No Federal agency may adopt, implement, maintain, continue, or otherwise engage in any policy, program, or other activity that–

(1) causes, permits, or authorizes network dissemination of any private-sector research work without the prior consent of the publisher of such work; or

(2) requires that any actual or prospective author, or the employer of such an actual or prospective author, assent to network dissemination of a private-sector research work.

This is a blatant attempt to invalidate the NIH’s requirement that taxpayer-funded research be made publicly available. The internet was initially developed to allow researchers to easily share information…and that’s precisely the function this bill is intended to cripple.

Who could possibly support such a bill? Not the scientists, that’s for sure; and definitely not the public, unless we keep them as ignorant as possible. The corporations who love this bill are the commercial publishers who profit mightily from scientists’ work.
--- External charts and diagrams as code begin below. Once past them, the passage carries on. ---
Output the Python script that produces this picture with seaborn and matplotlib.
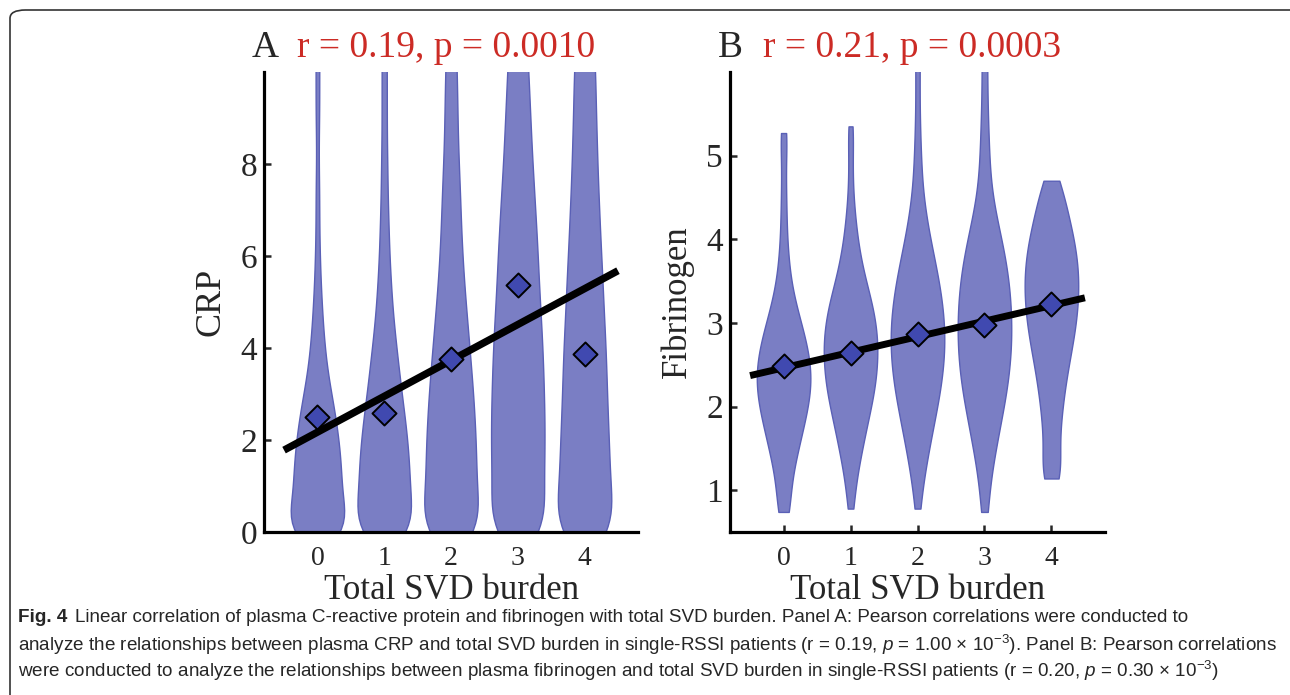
import numpy as np
import pandas as pd
import matplotlib
matplotlib.use('Agg')
import matplotlib.pyplot as plt
import seaborn as sns
from matplotlib.patches import FancyBboxPatch

# ---- data ----
svd = [0, 1, 2, 3, 4]

# CRP panel: representative values (grid) and how many patients sit at each
crp_grid = [0.05, 0.5, 1.0, 1.5, 2.0, 2.5, 3.0, 3.5, 4.0, 4.5, 5.0, 5.5,
            6.0, 6.5, 7.0, 7.5, 8.0, 8.5, 9.0, 9.5, 10.0, 10.5, 11.0, 11.5]
crp_n0 = [58, 39, 40, 39, 35, 30, 23, 16, 12, 9, 7, 5, 4, 3, 3, 3, 2, 2, 3, 3, 3, 3, 3, 3]
crp_n1 = [50, 39, 40, 39, 36, 32, 27, 23, 19, 15, 12, 10, 8, 7, 6, 5, 5, 4, 4, 4, 4, 4, 3, 3]
crp_n2 = [56, 39, 40, 40, 39, 37, 35, 32, 29, 26, 23, 20, 18, 16, 15, 14, 12, 11, 10, 10, 9, 8, 7, 6]
crp_n3 = [50, 36, 38, 40, 40, 40, 39, 38, 37, 35, 33, 31, 30, 28, 26, 24, 22, 20, 19, 17, 16, 14, 12, 10]
crp_n4 = [58, 39, 40, 39, 38, 36, 35, 34, 33, 31, 29, 28, 26, 24, 23, 21, 20, 19, 18, 17, 17, 15, 13, 11]
crp_mean = [2.49, 2.59, 3.77, 5.36, 3.88]
crp_fit = [1.78, 5.68]

# Fibrinogen panel
fib_grid = [0.75, 1.0, 1.25, 1.5, 1.75, 2.0, 2.25, 2.5, 2.75, 3.0, 3.25, 3.5,
            3.75, 4.0, 4.25, 4.5, 4.75, 5.0, 5.25, 5.5, 5.75, 6.0, 6.25]
fib_n0 = [8, 9, 14, 21, 28, 35, 40, 39, 33, 25, 16, 10, 7, 5, 4, 4, 3, 3, 4, 0, 0, 0, 0]
fib_n1 = [0, 6, 11, 17, 23, 30, 36, 39, 40, 37, 31, 22, 15, 10, 7, 4, 3, 3, 3, 0, 0, 0, 0]
fib_n2 = [0, 6, 11, 17, 22, 29, 34, 38, 40, 39, 36, 31, 25, 18, 13, 8, 6, 5, 4, 3, 3, 3, 3]
fib_n3 = [4, 6, 11, 17, 22, 29, 34, 38, 40, 40, 39, 36, 32, 25, 18, 11, 8, 7, 6, 5, 4, 4, 4]
fib_n4 = [0, 0, 12, 11, 13, 16, 20, 25, 31, 36, 39, 40, 38, 33, 26, 18, 0, 0, 0, 0, 0, 0, 0]
fib_lo = [0.74, 0.78, 0.78, 0.74, 1.14]
fib_hi = [5.27, 5.35, 6.4, 6.4, 4.70]
fib_lo_n = [3, 4, 4, 3, 10]
fib_hi_n = [3, 3, 3, 3, 10]
fib_mean = [2.48, 2.64, 2.87, 2.97, 3.23]
fib_fit = [2.37, 3.30]

fit_x = [-0.5, 4.5]

violin_c = '#7a7ec4'
edge_c = '#5a60b6'
mean_c = '#4049b0'
red = '#cc2b25'


def build(grid, counts, lo=None, hi=None, lo_n=None, hi_n=None):
    rows = []
    for g, n in zip(svd, counts):
        vals = list(np.repeat(grid, n))
        if lo is not None:
            vals += [lo[g]] * lo_n[g] + [hi[g]] * hi_n[g]
        rows += [(g, v) for v in vals]
    return pd.DataFrame(rows, columns=['svd', 'val'])


df_crp = build(crp_grid, [crp_n0, crp_n1, crp_n2, crp_n3, crp_n4])
df_fib = build(fib_grid, [fib_n0, fib_n1, fib_n2, fib_n3, fib_n4],
               fib_lo, fib_hi, fib_lo_n, fib_hi_n)

sns.set_style('ticks')
plt.rcParams['font.family'] = ['Liberation Serif', 'DejaVu Serif']
plt.rcParams['mathtext.fontset'] = 'custom'
plt.rcParams['mathtext.rm'] = 'Liberation Sans'
plt.rcParams['mathtext.it'] = 'Liberation Sans:italic'

W, H = 1290, 695
fig = plt.figure(figsize=(W / 100, H / 100), dpi=100)
axA = fig.add_axes([264 / W, 1 - 532 / H, 374 / W, 460 / H])
axB = fig.add_axes([730 / W, 1 - 532 / H, 375 / W, 460 / H])


def panel(ax, df, means, fit, ylim, yticks, ylabel, ylab_size, bw, cut, lw):
    sns.violinplot(data=df, x='svd', y='val', ax=ax, color=violin_c, saturation=1,
                   inner=None, cut=cut, density_norm='width', width=0.8,
                   linewidth=1.0, linecolor=edge_c, bw_method=bw)
    sns.lineplot(x=fit_x, y=fit, ax=ax, color='black', lw=lw, estimator=None,
                 solid_capstyle='butt', zorder=3)
    sns.scatterplot(x=svd, y=means, ax=ax, marker='D', s=150, color=mean_c,
                    edgecolor='black', linewidth=1.4, zorder=4)
    ax.set_xlim(-0.8, 4.8)
    ax.set_ylim(*ylim)
    ax.set_yticks(yticks)
    ax.set_xticks(svd)
    ax.set_xticklabels([str(s) for s in svd])
    ax.tick_params(axis='y', direction='in', length=5, width=1.8, labelsize=24, pad=5)
    ax.tick_params(axis='x', direction='in', length=5, width=1.8, labelsize=20, pad=10)
    ax.set_xlabel('Total SVD burden', fontsize=25)
    ax.set_ylabel(ylabel, fontsize=ylab_size)
    ax.xaxis.set_label_coords(0.5, -0.092)
    ax.yaxis.set_label_coords(-0.097, 0.5)
    sns.despine(ax=ax)
    for s in ['left', 'bottom']:
        ax.spines[s].set_linewidth(2.3)
        ax.spines[s].set_color('black')


panel(axA, df_crp, crp_mean, crp_fit, (0, 10), [0, 2, 4, 6, 8], 'CRP', 26, 0.18, 2, 5.3)
panel(axB, df_fib, fib_mean, fib_fit, (0.5, 6), [1, 2, 3, 4, 5], 'Fibrinogen', 25, 0.26, 0, 5.0)

# panel titles
fig.text(252 / W, 1 - 57 / H, 'A', fontsize=27, va='baseline')
fig.text(297 / W, 1 - 57 / H, 'r = 0.19, p = 0.0010', fontsize=27, color=red, va='baseline')
fig.text(718 / W, 1 - 57 / H, 'B', fontsize=27, va='baseline')
fig.text(763 / W, 1 - 57 / H, 'r = 0.21, p = 0.0003', fontsize=27, color=red, va='baseline')

# frame of the figure box (top and left edges visible)
fig.patches.append(FancyBboxPatch((10 / W, -0.2), 1.5, 1 - 10 / H + 0.2,
                                  boxstyle='round,pad=0,rounding_size=0.012',
                                  transform=fig.transFigure, fill=False,
                                  edgecolor='#333333', linewidth=1.2))

# caption
cfont = ['Liberation Sans', 'DejaVu Sans']
line1 = ('Linear correlation of plasma C-reactive protein and fibrinogen with total SVD burden. '
         'Panel A: Pearson correlations were conducted to')
line2 = ('analyze the relationships between plasma CRP and total SVD burden in single-RSSI patients '
         '(r = 0.19, $p$ = 1.00 \u00d7 10$^{-3}$). Panel B: Pearson correlations')
line3 = ('were conducted to analyze the relationships between plasma fibrinogen and total SVD burden '
         'in single-RSSI patients (r = 0.20, $p$ = 0.30 \u00d7 10$^{-3}$)')

r = fig.canvas.get_renderer()
probe = fig.text(0, 0, line2, fontsize=12, family=cfont)
csize = 12 * (1275 - 18) / probe.get_window_extent(r).width
probe.remove()

t = fig.text(18 / W, 1 - 618 / H, 'Fig. 4', fontsize=csize, fontweight='bold',
             family=cfont, va='center')
bb = t.get_window_extent(r)
fig.text((bb.x1 + 8) / W, 1 - 618 / H, line1, fontsize=csize, family=cfont, va='center')
fig.text(18 / W, 1 - 645 / H, line2, fontsize=csize, family=cfont, va='center')
fig.text(18 / W, 1 - 671 / H, line3, fontsize=csize, family=cfont, va='center')

fig.savefig('out.png', dpi=100)
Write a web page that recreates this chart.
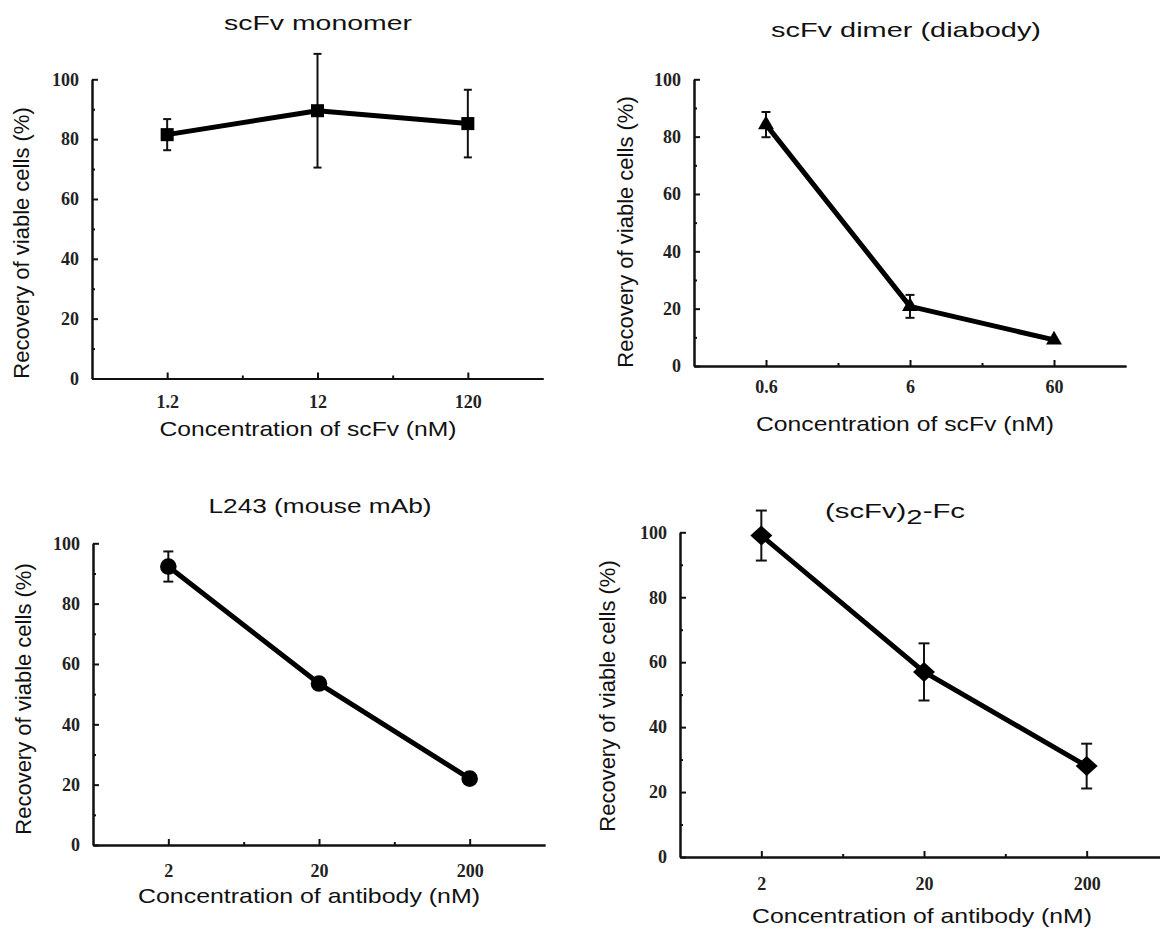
<!DOCTYPE html>
<html>
<head>
<meta charset="utf-8">
<script src="https://cdn.jsdelivr.net/npm/d3@7"></script>
<style>
  body { margin: 0; background: #fff; }
  .tick text { font-family: "Liberation Serif", serif; font-weight: bold; font-size: 18px; fill: #222; }
  .label { font-family: "Liberation Sans", Arial, sans-serif; font-size: 21px; fill: #111; }
  .ylabel { font-family: "Liberation Sans", Arial, sans-serif; font-size: 22px; fill: #111; }
  .title { font-family: "Liberation Sans", Arial, sans-serif; font-size: 21px; fill: #111; }
</style>
</head>
<body>
<div id="chart"></div>
<script>
// Data (recovery of viable cells, %)
const yTicks = [0, 20, 40, 60, 80, 100];
const yMinorTicks = [10, 30, 50, 70, 90];

const monomerConc = [1.2, 12, 120];
const monomerMean = [81.5, 89.5, 85.2];
const monomerErr = [5.2, 19, 11.3];

const diabodyConc = [0.6, 6, 60];
const diabodyMean = [84.2, 20.8, 9.1];
const diabodyErr = [4.4, 4, 0];

const l243Conc = [2, 20, 200];
const l243Mean = [92.3, 53.5, 22];
const l243Err = [5, 0, 0];

const fcConc = [2, 20, 200];
const fcMean = [99, 57, 28];
const fcErr = [7.7, 8.8, 6.9];

let svg = d3
  .select("#chart")
  .append("svg")
  .attr("width", 1160)
  .attr("height", 931);

function drawPanel(p) {
  let conc = p.conc;
  let half = Math.sqrt(10);

  // Set scale
  let xScale = d3
    .scaleLog()
    .domain([conc[0] / half, conc[conc.length - 1] * half])
    .range([p.left, p.right]);
  let yScale = d3
    .scaleLinear()
    .domain([0, 100])
    .range([p.bottom, p.top]);

  // minor ticks sit half a decade between the labelled ones
  let xMinor = [];
  for (let i = 0; i < conc.length - 1; i++) {
    xMinor.push(Math.sqrt(conc[i] * conc[i + 1]));
  }

  let g = svg.append("g");

  // X axis
  g.append("g")
    .attr("transform", `translate(0, ${p.bottom})`)
    .call(
      d3
        .axisBottom(xScale)
        .tickValues(conc)
        .tickFormat(d => String(d))
        .tickSize(-6)
        .tickSizeOuter(0)
        .tickPadding(p.xPad)
    );
  g.append("g")
    .attr("transform", `translate(0, ${p.bottom})`)
    .call(
      d3
        .axisBottom(xScale)
        .tickValues(xMinor)
        .tickFormat("")
        .tickSize(-3)
        .tickSizeOuter(0)
    );

  // Y axis
  g.append("g")
    .attr("transform", `translate(${p.left}, 0)`)
    .call(
      d3
        .axisLeft(yScale)
        .tickValues(yTicks)
        .tickSize(-6)
        .tickSizeOuter(0)
        .tickPadding(13)
    );
  g.append("g")
    .attr("transform", `translate(${p.left}, 0)`)
    .call(
      d3
        .axisLeft(yScale)
        .tickValues(yMinorTicks)
        .tickFormat("")
        .tickSize(-3)
        .tickSizeOuter(0)
    );

  g.selectAll(".domain, .tick line")
    .attr("stroke", "#111")
    .attr("stroke-width", 2);

  // Titles and axis labels (the original lettering is wide, so widths are fixed)
  let title = g
    .append("text")
    .attr("class", "title")
    .attr("x", p.titleX)
    .attr("y", p.titleY)
    .attr("textLength", p.titleW)
    .attr("lengthAdjust", "spacingAndGlyphs")
    .style("text-anchor", "middle");
  p.title.forEach(part => {
    let t = title.append("tspan").text(part.text);
    if (part.sub) t.attr("dy", 6);
    if (part.after) t.attr("dy", -6);
  });

  g.append("text")
    .attr("class", "label")
    .attr("x", p.xLabelX)
    .attr("y", p.xLabelY)
    .attr("textLength", p.xLabelW)
    .attr("lengthAdjust", "spacingAndGlyphs")
    .style("text-anchor", "middle")
    .text(p.xLabel);

  g.append("text")
    .attr("class", "ylabel")
    .attr("transform", `translate(${p.yLabelX}, ${p.yLabelY}) rotate(-90)`)
    .style("text-anchor", "middle")
    .text("Recovery of viable cells (%)");

  let idx = Array.from(Array(conc.length).keys());

  // Error bars
  let bars = g.append("g").attr("stroke", "#111").attr("stroke-width", 2);
  idx
    .filter(i => p.err[i] > 0)
    .forEach(i => {
      let x = xScale(conc[i]);
      let y0 = yScale(p.mean[i] - p.err[i]);
      let y1 = yScale(p.mean[i] + p.err[i]);
      bars.append("line").attr("x1", x).attr("x2", x).attr("y1", y0).attr("y2", y1);
      bars.append("line").attr("x1", x - p.cap).attr("x2", x + p.cap).attr("y1", y0).attr("y2", y0);
      bars.append("line").attr("x1", x - p.cap).attr("x2", x + p.cap).attr("y1", y1).attr("y2", y1);
    });

  // Line
  let line = d3
    .line()
    .x(i => xScale(conc[i]))
    .y(i => yScale(p.mean[i]));
  g.append("path")
    .datum(idx)
    .attr("d", line)
    .attr("fill", "none")
    .attr("stroke", "#000")
    .attr("stroke-width", 5)
    .attr("stroke-linejoin", "round");

  // Markers
  let symbolGenerator = d3.symbol();
  g.append("g")
    .selectAll("path")
    .data(idx)
    .enter()
    .append("path")
    .attr("transform", i => `translate(${xScale(conc[i])}, ${yScale(p.mean[i])}) ${p.markerTransform || ""}`)
    .attr("d", symbolGenerator.type(p.symbol).size(p.symbolSize))
    .attr("fill", "#000");
}

drawPanel({
  conc: monomerConc, mean: monomerMean, err: monomerErr, cap: 4,
  left: 92, right: 543, top: 79.3, bottom: 378.5, xPad: 17,
  symbol: d3.symbolSquare, symbolSize: 170,
  title: [{ text: "scFv monomer" }], titleX: 318, titleY: 30, titleW: 188,
  xLabel: "Concentration of scFv (nM)", xLabelX: 308, xLabelY: 436, xLabelW: 297,
  yLabelX: 29, yLabelY: 243
});

drawPanel({
  conc: diabodyConc, mean: diabodyMean, err: diabodyErr, cap: 4.5,
  left: 694, right: 1126, top: 79.3, bottom: 366, xPad: 14,
  symbol: d3.symbolTriangle, symbolSize: 110,
  title: [{ text: "scFv dimer (diabody)" }], titleX: 906, titleY: 37, titleW: 270,
  xLabel: "Concentration of scFv (nM)", xLabelX: 905, xLabelY: 431, xLabelW: 298,
  yLabelX: 633, yLabelY: 232
});

drawPanel({
  conc: l243Conc, mean: l243Mean, err: l243Err, cap: 5,
  left: 93, right: 545, top: 543.3, bottom: 845, xPad: 19,
  symbol: d3.symbolCircle, symbolSize: 215,
  title: [{ text: "L243 (mouse mAb)" }], titleX: 320, titleY: 513, titleW: 223,
  xLabel: "Concentration of antibody (nM)", xLabelX: 309, xLabelY: 903, xLabelW: 342,
  yLabelX: 31, yLabelY: 699
});

drawPanel({
  conc: fcConc, mean: fcMean, err: fcErr, cap: 5.5,
  left: 680, right: 1168, top: 532.3, bottom: 857, xPad: 20,
  symbol: d3.symbolSquare, symbolSize: 200, markerTransform: "scale(1.1, 1) rotate(45)",
  title: [{ text: "(scFv)" }, { text: "2", sub: true }, { text: "-Fc", after: true }],
  titleX: 895, titleY: 518, titleW: 140,
  xLabel: "Concentration of antibody (nM)", xLabelX: 922, xLabelY: 923, xLabelW: 340,
  yLabelX: 615, yLabelY: 696
});
</script>
</body>
</html>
And first among these is Elsevier, the gouging publisher scientists love to hate.

If passed, the Research Works Act (RWA) would prohibit the NIH’s public access policy and anything similar enacted by other federal agencies, locking publicly funded research behind paywalls. The result would be an ethical disaster: preventable deaths in developing countries, and an incalculable loss for science in the USA and worldwide. The only winners would be publishing corporations such as Elsevier (£724m profits on revenues of £2b in 2010 – an astounding 36% of revenue taken as profit).

Since Elsevier’s obscene additional profits would be drained from America to the company’s base in the Netherlands if this bill were enacted, what kind of American politician would support it? The RWA is co-sponsored by Darrell Issa (Republican, California) and Carolyn B. Maloney (Democrat, New York). In the 2012 election cycle, Elsevier and its senior executives made 31 donations to representatives: of these, two went to Issa and 12 to Maloney, including the largest individual contribution.

So Elsevier bought a couple of politicians to get their way. It’s typical unscrupulous behavior from this company; at least they stopped organizing arms trade fairs a few years ago, so we know their evil can be checked by sufficiently loud public opinion.

Tell your representatives to kill RWA. It’s another bill to benefit corporations that will harm science.